The next step in this process is to arrange the data set to where it filters out an output that gives us where the champions with more than ten Grand Slam tournaments wins are embedded.

top_winners_gt10 = slam_top_chart %>% filter(NUM_WINS > 10)
kable(head(top_winners_gt10))
WINNER NUM_WINS
Roger Federer 18
Pete Sampras 14
Rafael Nadal 14
Novak Djokovic 12
Roy Emerson 12
Bjorn Borg 11

Furthermore, we then group the dataset by tournaments and winner and then have the copmuted value of the total number of wins per tournament.

slam_win_cnt = inner_join(slam_win, top_winners_gt10) %>% select(TOURNAMENT, WINNER) %>%
  group_by(WINNER, TOURNAMENT) %>% summarise(NUM_WINS = n()) %>% arrange(TOURNAMENT, desc(NUM_WINS))
## Warning: Column `WINNER` joining character vector and factor, coercing into
## character vector
kable(slam_win_cnt)
WINNER TOURNAMENT NUM_WINS
Novak Djokovic Australian Open 6
Roy Emerson Australian Open 6
Roger Federer Australian Open 5
Rod Laver Australian Open 3
Pete Sampras Australian Open 2
Rafael Nadal Australian Open 1
Rafael Nadal French Open 9
Bjorn Borg French Open 6
Rod Laver French Open 2
Roy Emerson French Open 2
Novak Djokovic French Open 1
Roger Federer French Open 1
Pete Sampras U.S. Open 5
Roger Federer U.S. Open 5
Novak Djokovic U.S. Open 2
Rafael Nadal U.S. Open 2
Rod Laver U.S. Open 2
Roy Emerson U.S. Open 2
Pete Sampras Wimbledon 7
Roger Federer Wimbledon 7
Bjorn Borg Wimbledon 5
Rod Laver Wimbledon 4
Novak Djokovic Wimbledon 3
Rafael Nadal Wimbledon 2
Roy Emerson Wimbledon 2

This generated output is then put into a chord diagram, where it is advantageous that we see the inter-relationships between players. It also alows us to see the connections between the players and what they might share in common.

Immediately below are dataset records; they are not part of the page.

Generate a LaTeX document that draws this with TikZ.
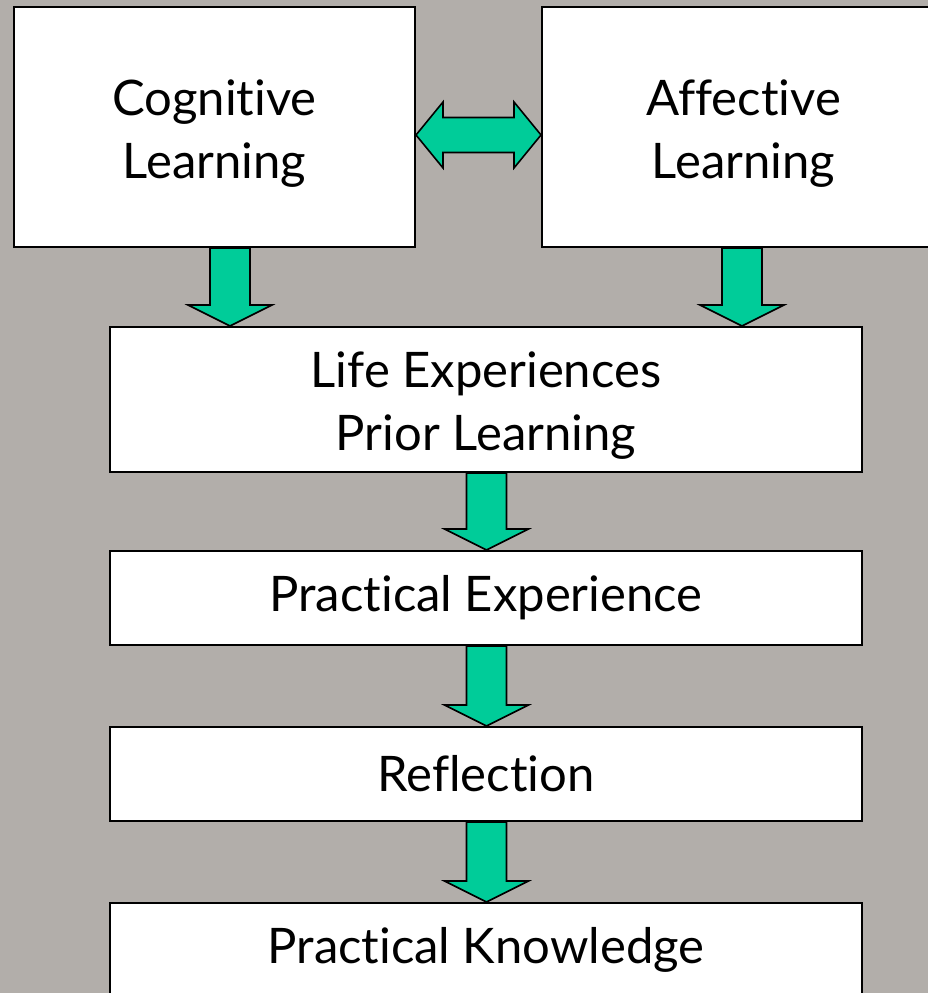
\documentclass[tikz,border=0pt]{standalone}
\usepackage{fontspec}
\setmainfont{Lato}[Ligatures=NoCommon]
\usetikzlibrary{calc}

\definecolor{slidegrey}{RGB}{178,174,170}
\definecolor{arrowgreen}{RGB}{0,204,153}

% extra room above the first line of a two-line box
\newcommand{\topgap}{\rule{0pt}{48pt}}

\tikzset{
	stage/.style={draw=black, line width=2pt, fill=white, align=center,
		font=\fontsize{49}{63}\selectfont, inner sep=0pt},
	blockarrow/.style={draw=black, line width=1.6pt, fill=arrowgreen, line join=miter},
}

% block arrow pointing down, x taken from #1, y from #1 and #2
\newcommand{\downblock}[2]{%
	\path let \p1=(#1), \p2=(#2) in [blockarrow]
		(\x1-20pt,\y1) -- (\x1-20pt,\y2+21pt) -- (\x1-42pt,\y2+21pt) -- (\x1,\y2)
		-- (\x1+42pt,\y2+21pt) -- (\x1+20pt,\y2+21pt) -- (\x1+20pt,\y1) -- cycle;}

\begin{document}
\begin{tikzpicture}[x=1pt, y=1pt]
	\useasboundingbox[fill=slidegrey] (0,0) rectangle (928,993);

	%Top row
	\node[stage, minimum width=401pt, minimum height=240pt] (cog) at (214.5, 866) {\topgap Cognitive\\Learning};
	\node[stage, minimum width=403pt, minimum height=240pt] (aff) at (743.5, 866) {\topgap Affective\\Learning};

	%Column
	\node[stage, minimum width=752pt, minimum height=145pt] (life) at (486, 593.5) {\topgap Life Experiences\\Prior Learning};
	\node[stage, minimum width=752pt, minimum height=94pt] (pexp) at (486, 395) {Practical Experience};
	\node[stage, minimum width=752pt, minimum height=94pt] (refl) at (486, 219) {Reflection};
	\node[stage, minimum width=752pt, minimum height=94pt] (pknow) at (486, 43) {Practical Knowledge};

	%Double arrow
	\path let \p1=([yshift=-8pt]cog.east), \p2=(aff.west) in [blockarrow]
		(\x1,\y1) -- (\x1+27pt,\y1+33pt) -- (\x1+27pt,\y1+17.5pt) -- (\x2-27pt,\y1+17.5pt)
		-- (\x2-27pt,\y1+33pt) -- (\x2,\y1) -- (\x2-27pt,\y1-33pt) -- (\x2-27pt,\y1-17.5pt)
		-- (\x1+27pt,\y1-17.5pt) -- (\x1+27pt,\y1-33pt) -- cycle;

	%Down arrows
	\downblock{[xshift=15.5pt]cog.south}{life.north}
	\downblock{[xshift=-1.5pt]aff.south}{life.north}
	\downblock{[xshift=0.5pt]life.south}{pexp.north}
	\downblock{[xshift=0.5pt]pexp.south}{refl.north}
	\downblock{[xshift=0.5pt]refl.south}{pknow.north}
\end{tikzpicture}
\end{document}
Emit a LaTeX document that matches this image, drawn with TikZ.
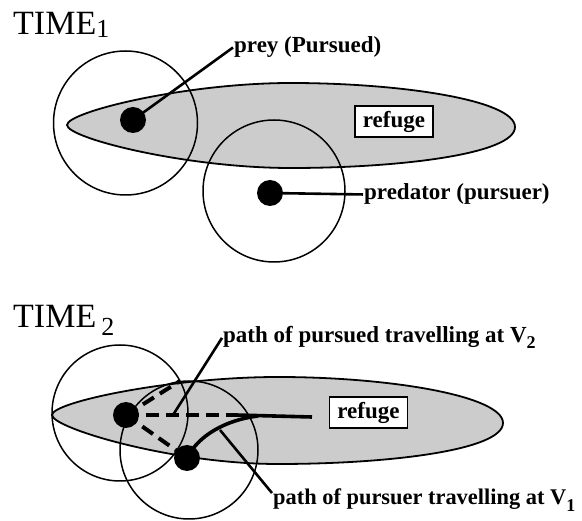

chordDiagram(slam_win_cnt)

Radar Plot

The association of the strengths and weaknesses in a player(s) specific tournament can allow for the use of seeing a specifc player(s) performances in each of the Tennis Grand Slam tournaments. A radar plot is recommended to visualize such data. It allows for someone to explore a specifc player’s performance and which tournament that tend to win the most.

Roger Federer

champion_radar_plot <- function(df, champion_name) {
  slam_win_cnt_chp = df %>% filter(WINNER == champion_name)
  chp_num_wins <- slam_win_cnt_chp$NUM_WINS
  l <- length(chp_num_wins)
  max_v <- 10 # choosing the same maximum value for all champions
  chp_df <- data.frame(rbind(max = rep(max_v, l), min = rep(0, l), chp_num_wins))
  colnames(chp_df) <- slam_win_cnt_chp$TOURNAMENT
  seg_n <- max_v
  radarchart(chp_df, axistype = 1, caxislabels = seq(0, max_v, 1), seg = seg_n,
             centerzero = TRUE, pcol = rgb(0.2, 0.5, 0.5, 0.9) , pfcol = rgb(0.2, 0.5, 0.5, 0.3),
             plwd = 1, cglcol = "grey", cglty = 1, axislabcol = "blue",
             vlcex = 0.8, calcex = 0.7, title = champion_name)
  
}

champion_radar_plot(slam_win_cnt, "Roger Federer")

Rafael Nadal

champion_radar_plot(slam_win_cnt, "Rafael Nadal")

Novak Djokovic

champion_radar_plot(slam_win_cnt, "Novak Djokovic")

Project Conclusion

This extra credit project allowed me to gain immense insight on how to use rmarkdown and explore the different ways to see data manipulation in RStudio. This experience was more than fun! At times a bit frustrating with the coding, but nevermore than rewarding when seeing the final finshed product.